Le télescope spatial James Webb confirme la présence d’eau dans une étrange comète, mais aussi l’absence de CO2
Le télescope spatial James Webb a détecté de la vapeur d’eau sur un objet de la ceinture d’astéroïdes, une région du système solaire où elle n’était pas censée subsister. Les nouvelles observations révèlent également un élément inattendu.
Image d’entête : représentation artistique de la comète 238P/Read. (NASA/ ESA)

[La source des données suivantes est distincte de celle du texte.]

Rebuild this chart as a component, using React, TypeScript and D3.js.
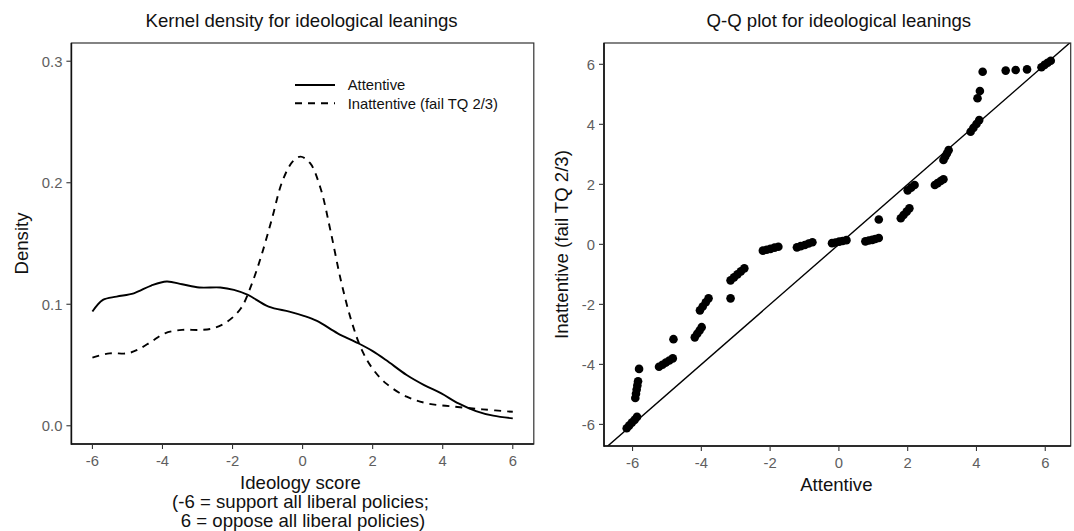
import * as d3 from "d3";

// kernel density estimates
const attentiveX = [-6, -5.7, -5.31, -4.82, -4.32, -3.88, -3.44, -2.95, -2.35, -1.96, -1.56, -0.97, -0.38, 0.01, 0.41, 1.0, 1.59, 1.99, 2.38, 2.97, 3.47, 3.96, 4.45, 4.95, 5.44, 6];
const attentiveDensity = [0.094, 0.1036, 0.1063, 0.109, 0.1154, 0.1187, 0.1165, 0.1138, 0.1138, 0.1118, 0.1077, 0.0981, 0.094, 0.0907, 0.0863, 0.0761, 0.0679, 0.0616, 0.0541, 0.0418, 0.0335, 0.0266, 0.0184, 0.0121, 0.0083, 0.0061];

const inattentiveX = [-6, -5.51, -5.01, -4.72, -4.32, -3.93, -3.44, -2.94, -2.55, -2.15, -1.76, -1.46, -1.17, -0.87, -0.58, -0.28, -0.06, 0.21, 0.51, 0.8, 1.1, 1.4, 1.69, 1.99, 2.38, 2.97, 3.56, 4.35, 5.14, 6];
const inattentiveDensity = [0.0561, 0.0596, 0.0596, 0.0624, 0.0692, 0.0761, 0.0789, 0.0789, 0.0802, 0.0857, 0.0967, 0.116, 0.1407, 0.1709, 0.2011, 0.2176, 0.2215, 0.2163, 0.1957, 0.16, 0.1187, 0.0857, 0.0624, 0.0473, 0.0349, 0.0239, 0.0184, 0.0157, 0.0135, 0.0115];

// quantile pairs
const qqAttentive = [
  -6.17, -6.1, -6.02, -5.94, -5.87,
  -5.92, -5.9, -5.88, -5.86, -5.84,
  -5.81,
  -5.23, -5.13, -5.03, -4.93, -4.83,
  -4.81,
  -4.19, -4.12, -4.05, -3.99,
  -4.04, -3.96, -3.87, -3.79,
  -3.15,
  -3.15, -3.05, -2.95, -2.85, -2.75,
  -2.21, -2.1, -1.99, -1.87, -1.76,
  -1.22, -1.11, -0.99, -0.88, -0.77,
  -0.2, -0.1, 0.01, 0.11, 0.22,
  0.77, 0.87, 0.97, 1.06, 1.16,
  1.16,
  1.8, 1.88, 1.97, 2.05,
  2.0, 2.1, 2.2,
  2.79, 2.87, 2.96, 3.04,
  3.04, 3.09, 3.14, 3.19,
  3.83, 3.91, 4.0, 4.08,
  4.03, 4.1, 4.18,
  4.85, 5.14, 5.47,
  5.89, 5.98, 6.07, 6.16,
];
const qqInattentive = [
  -6.13, -6.04, -5.94, -5.85, -5.75,
  -5.12, -4.98, -4.84, -4.7, -4.56,
  -4.15,
  -4.08, -4.01, -3.94, -3.87, -3.8,
  -3.16,
  -3.1, -2.98, -2.87, -2.76,
  -2.2, -2.07, -1.93, -1.8,
  -1.8,
  -1.2, -1.1, -1.0, -0.9, -0.8,
  -0.21, -0.18, -0.15, -0.11, -0.08,
  -0.1, -0.06, -0.02, 0.03, 0.07,
  0.04, 0.06, 0.09, 0.11, 0.14,
  0.1, 0.13, 0.15, 0.18, 0.21,
  0.83,
  0.87, 0.98, 1.09, 1.2,
  1.8, 1.89, 1.98,
  1.98, 2.04, 2.11, 2.17,
  2.81, 2.92, 3.03, 3.14,
  3.75, 3.88, 4.01, 4.14,
  4.87, 5.11, 5.75,
  5.79, 5.81, 5.83,
  5.9, 5.98, 6.05, 6.12,
];

const xTicks = [-6, -4, -2, 0, 2, 4, 6];
const densityTicks = [0, 0.1, 0.2, 0.3];
const qqYTicks = [-6, -4, -2, 0, 2, 4, 6];

const FONT = "'Liberation Sans', Arial, Helvetica, sans-serif";
const TICK_COLOR = "#5e5e5e";
const DASH = "7 6";

const W = 1074;
const H = 531;

const left = { x0: 71.4, x1: 533.8, y0: 43, y1: 444 };
const right = { x0: 604, x1: 1070.7, y0: 43, y1: 446 };

export default function App() {
  const xL = d3.scaleLinear().domain([-6.6, 6.6]).range([left.x0, left.x1]);
  const yL = d3.scaleLinear().domain([-0.015, 0.315]).range([left.y1, left.y0]);
  const xR = d3.scaleLinear().domain([-6.83, 6.74]).range([right.x0, right.x1]);
  const yR = d3.scaleLinear().domain([-6.72, 6.71]).range([right.y1, right.y0]);

  const line = d3
    .line<[number, number]>()
    .x((d) => xL(d[0]))
    .y((d) => yL(d[1]))
    .curve(d3.curveCatmullRom.alpha(0.5));

  const solidPath = line(attentiveX.map((x, i) => [x, attentiveDensity[i]]) as [number, number][]) ?? "";
  const dashedPath = line(inattentiveX.map((x, i) => [x, inattentiveDensity[i]]) as [number, number][]) ?? "";

  const diagLo = xR.domain()[0];
  const diagHi = xR.domain()[1];

  const panelFrame = (p: typeof left) => (
    <g>
      <rect x={p.x0} y={p.y0} width={p.x1 - p.x0} height={p.y1 - p.y0} fill="none" stroke="#333" strokeWidth={1.2} />
      <line x1={p.x0} x2={p.x0} y1={p.y0} y2={p.y1 + 0.8} stroke="#111" strokeWidth={1.6} />
      <line x1={p.x0} x2={p.x1} y1={p.y1} y2={p.y1} stroke="#111" strokeWidth={1.6} />
    </g>
  );

  return (
    <svg
      width={W}
      height={H}
      viewBox={`0 0 ${W} ${H}`}
      style={{ position: "absolute", left: 0, top: 0, background: "#fff", fontFamily: FONT }}
    >
      <defs>
        <clipPath id="clipR">
          <rect x={right.x0} y={right.y0} width={right.x1 - right.x0} height={right.y1 - right.y0} />
        </clipPath>
      </defs>
      <rect width={W} height={H} fill="#fff" />

      {/* ---------- left: kernel density ---------- */}
      <text x={(left.x0 + left.x1) / 2 - 1} y={26.5} fontSize={18.6} textAnchor="middle" fill="#111">
        Kernel density for ideological leanings
      </text>

      <path d={solidPath} fill="none" stroke="#000" strokeWidth={1.9} />
      <path d={dashedPath} fill="none" stroke="#000" strokeWidth={1.9} strokeDasharray={DASH} />

      {/* legend */}
      <line x1={295} x2={335} y1={85} y2={85} stroke="#000" strokeWidth={1.9} />
      <line x1={295} x2={335} y1={103.3} y2={103.3} stroke="#000" strokeWidth={1.9} strokeDasharray={DASH} />
      <text x={347.7} y={90.3} fontSize={14.8} fill="#111">Attentive</text>
      <text x={347.7} y={108.6} fontSize={14.8} fill="#111">Inattentive (fail TQ 2/3)</text>

      {panelFrame(left)}

      {xTicks.map((t) => (
        <g key={`lx${t}`}>
          <line x1={xL(t)} x2={xL(t)} y1={left.y1} y2={left.y1 + 5} stroke="#333" strokeWidth={1.1} />
          <text x={xL(t)} y={left.y1 + 21.5} fontSize={14.8} textAnchor="middle" fill={TICK_COLOR}>
            {t}
          </text>
        </g>
      ))}
      {densityTicks.map((t) => (
        <g key={`ly${t}`}>
          <line x1={left.x0 - 5} x2={left.x0} y1={yL(t)} y2={yL(t)} stroke="#333" strokeWidth={1.1} />
          <text x={left.x0 - 9} y={yL(t) + 5.3} fontSize={14.8} textAnchor="end" fill={TICK_COLOR}>
            {d3.format(".1f")(t)}
          </text>
        </g>
      ))}

      <text
        transform={`translate(21.7, ${(left.y0 + left.y1) / 2}) rotate(-90)`}
        fontSize={18.6}
        textAnchor="middle"
        dominantBaseline="central"
        fill="#111"
      >
        Density
      </text>
      <text x={300.5} y={489} fontSize={18.6} textAnchor="middle" fill="#111">Ideology score</text>
      <text x={300.5} y={508} fontSize={18.6} textAnchor="middle" fill="#111">(-6 = support all liberal policies;</text>
      <text x={303} y={527} fontSize={18.6} textAnchor="middle" fill="#111">6 = oppose all liberal policies)</text>

      {/* ---------- right: Q-Q plot ---------- */}
      <text x={(right.x0 + right.x1) / 2 + 1.5} y={26.5} fontSize={18.6} textAnchor="middle" fill="#111">
        Q-Q plot for ideological leanings
      </text>

      <g clipPath="url(#clipR)">
        <line x1={xR(diagLo)} y1={yR(diagLo)} x2={xR(diagHi)} y2={yR(diagHi)} stroke="#000" strokeWidth={1.4} />
        {qqAttentive.map((q, i) => (
          <circle key={i} cx={xR(q)} cy={yR(qqInattentive[i])} r={4.3} fill="#000" />
        ))}
      </g>

      {panelFrame(right)}

      {xTicks.map((t) => (
        <g key={`rx${t}`}>
          <line x1={xR(t)} x2={xR(t)} y1={right.y1} y2={right.y1 + 5} stroke="#333" strokeWidth={1.1} />
          <text x={xR(t)} y={right.y1 + 21.5} fontSize={14.8} textAnchor="middle" fill={TICK_COLOR}>
            {t}
          </text>
        </g>
      ))}
      {qqYTicks.map((t) => (
        <g key={`ry${t}`}>
          <line x1={right.x0 - 5} x2={right.x0} y1={yR(t)} y2={yR(t)} stroke="#333" strokeWidth={1.1} />
          <text x={right.x0 - 9} y={yR(t) + 5.3} fontSize={14.8} textAnchor="end" fill={TICK_COLOR}>
            {t}
          </text>
        </g>
      ))}

      <text
        transform={`translate(561.7, ${(right.y0 + right.y1) / 2}) rotate(-90)`}
        fontSize={18.6}
        textAnchor="middle"
        dominantBaseline="central"
        fill="#111"
      >
        Inattentive (fail TQ 2/3)
      </text>
      <text x={(right.x0 + right.x1) / 2 - 1} y={491} fontSize={18.6} textAnchor="middle" fill="#111">
        Attentive
      </text>
    </svg>
  );
}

Les astéroïdes et les comètes peuvent sembler très différents : les astéroïdes sont des boules de roche sèches et poussiéreuses qui orbitent dans une ceinture située entre Mars et Jupiter, tandis que les comètes sont glacées, dotées d’une queue et proviennent d’au-delà de Neptune. Mais la frontière entre les deux devient de plus en plus floue, car on a observé que certains objets de la ceinture principale d’astéroïdes se dotent occasionnellement d’une queue (coma) et d’un halo, comme les comètes. Ces objets sont appelés astéroïdes actifs ou comètes de la ceinture principale, ce qui ne fait qu’ajouter à la confusion.
On a longtemps supposé que le gaz contenu dans les queues et les halos de ces objets était constitué de vapeur d’eau, mais le télescope Webb vient de le confirmer. L’instrument NIRSpec (Near-Infrared Spectrograph) du télescope a analysé le spectre d’émission d’un objet de la ceinture principale appelé comète 238P/Read, et y a découvert la signature évidente de l’eau.
Spectre d’émission de la comète 238P/Read, montrant clairement la présence d’eau mais pas de dioxyde de carbone. (NASA, ESA, CSA, and J. Olmsted (STScI))
Les implications de cette découverte sont plus importantes qu’on ne le pense. Dans les régions éloignées du système solaire, il fait suffisamment froid pour que l’eau gèle sur ces objets. Ce n’est que lorsqu’ils s’aventurent plus près du Soleil que cette glace se vaporise, formant les queues et les halos clairs qui caractérisent les comètes. Mais il n’était pas certain que l’eau puisse survivre sur le long terme dans la ceinture principale d’astéroïdes, qui est relativement chaude.
Selon Michael Kelley, auteur principal de l’étude :
Par le passé, nous avons observé des objets dans la ceinture principale présentant toutes les caractéristiques des comètes, mais ce n’est qu’avec les données spectrales précises de Webb que nous pouvons affirmer que c’est bien de la glace d’eau qui crée cet effet. Grâce aux observations de la comète Read par Webb, nous pouvons maintenant démontrer que la glace d’eau des débuts du système solaire peut être préservée dans la ceinture d’astéroïdes.
Cela renforce l’hypothèse principale concernant l’origine de l’eau sur Terre, à savoir que des astéroïdes et des comètes ont régulièrement heurté la planète dans un lointain passé. Mais les observations de la comète Read ont également soulevé de nouvelles questions.
À la surprise de l’équipe, la comète ne contenait pas de dioxyde de carbone détectable. Habituellement, ce gaz représente environ 10 % de la matière volatile d’une comète, c’est-à-dire la matière qui est facilement vaporisée par le Soleil pour former le halo et la queue de la comète. Les chercheurs suggèrent deux possibilités principales pour expliquer l’absence totale de CO2 : soit la comète est née dans une région chaude du système solaire où il n’y en avait pas, soit il y en avait, mais il y a longtemps qu’il s’est évaporé.
Selon Kelley :
Le dioxyde de carbone s’évapore plus facilement que la glace d’eau et pourrait s’évaporer sur des milliards d’années.
De futures observations permettront de vérifier si la comète Read est atypique ou si d’autres comètes de la ceinture principale sont également dépourvues de dioxyde de carbone.
L’étude publiée dans Nature : Spectroscopic identification of water emission from a main-belt comet et présentée sur le site de l’ESA : Webb finds water, and a new mystery, in rare main-belt comet.